A côté des terres tenues librement (freehold), il y a les terres de villenage (copyhold). Pour bien comprendre cette tenure, il faut se représenter ce qu’on nommait un manoir (manorium). Un grand baron, lord de manoir, gardait pour lui-même des terres dominicales, une sorte de domaine privé, et distribuait le reste à des vassaux, tenanciers libres; mais le domaine privé était trop grand pour que le lord fît valoir lui-même : il n’en gardait qu’une partie, livrait une deuxième partie à des vilains, enfin une troisième part, non cultivée, servait aux routes, aux pâturages du lord et des tenanciers. Les vilains, habitans des villages, tenaient leurs terres de la volonté, du bon plaisir du lord. On pouvait au début les déposséder; ils rendaient les plus bas services, ils appartenaient à la terre, et la terre ne leur appartenait pas. Leur tenure peu à peu se consolida, dépendit moins du caprice; la prescription lui donna une sorte de fixité. Chaque baron ou lord de manoir avait sa cour; la coutume de cette cour fut la sauvegarde des vilains, ils devinrent tenanciers en vertu du rôle de la cour (par copie du rôle, d’où vient copyholders). Le villenage dura jusqu’au règne du roi Jacques Ier. Les personnes devinrent libres, mais le statut de Charles II qui délivra les propriétaires libres des servitudes féodales réserva l’existence de la tenure de copyhold ; les descendans des vilains, quoique devenus propriétaires de fait, n’occupèrent les anciennes terres du maître qu’en restant soumis à la coutume particulière du manoir.

Aujourd’hui les obligations de cette basse tenure sont réduites à assez peu de chose; cependant il en reste encore quelques-unes.
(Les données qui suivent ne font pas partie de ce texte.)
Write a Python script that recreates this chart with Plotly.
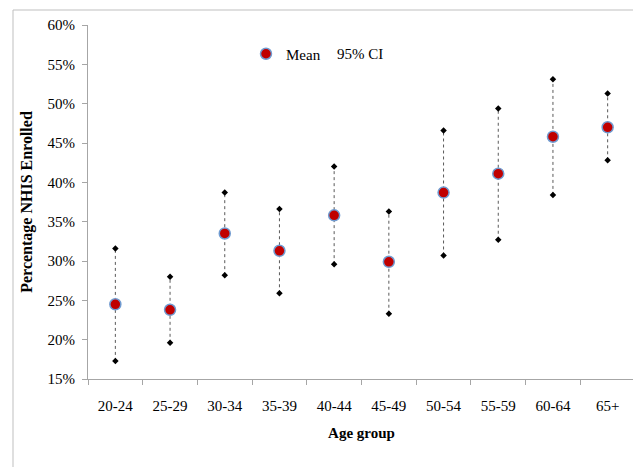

Le plus souvent les règles de transmission sont les mêmes que pour les terres libres, mais il y a çà et là des exceptions. Le lord du manoir conserve toujours un droit de propriété supérieur et antérieur. Ce droit par exemple s’étend aux mines, au sous-sol, aux arbres mêmes plantés par le tenancier. Celui-ci ne peut faire des baux que d’un an sans la permission du lord. Le tenancier n’a en réalité qu’un droit d’occupation fondé sur la coutume. Chaque nouveau tenancier, héritier ou acheteur, paie au lord un droit de mutation ou de succession. Chaque manoir a sa coutume en ce qui concerne les rentes, les reliefs, etc. Il y a des manoirs où le lord, à la mort du tenancier, a le droit de saisir son meilleur animal (heriot).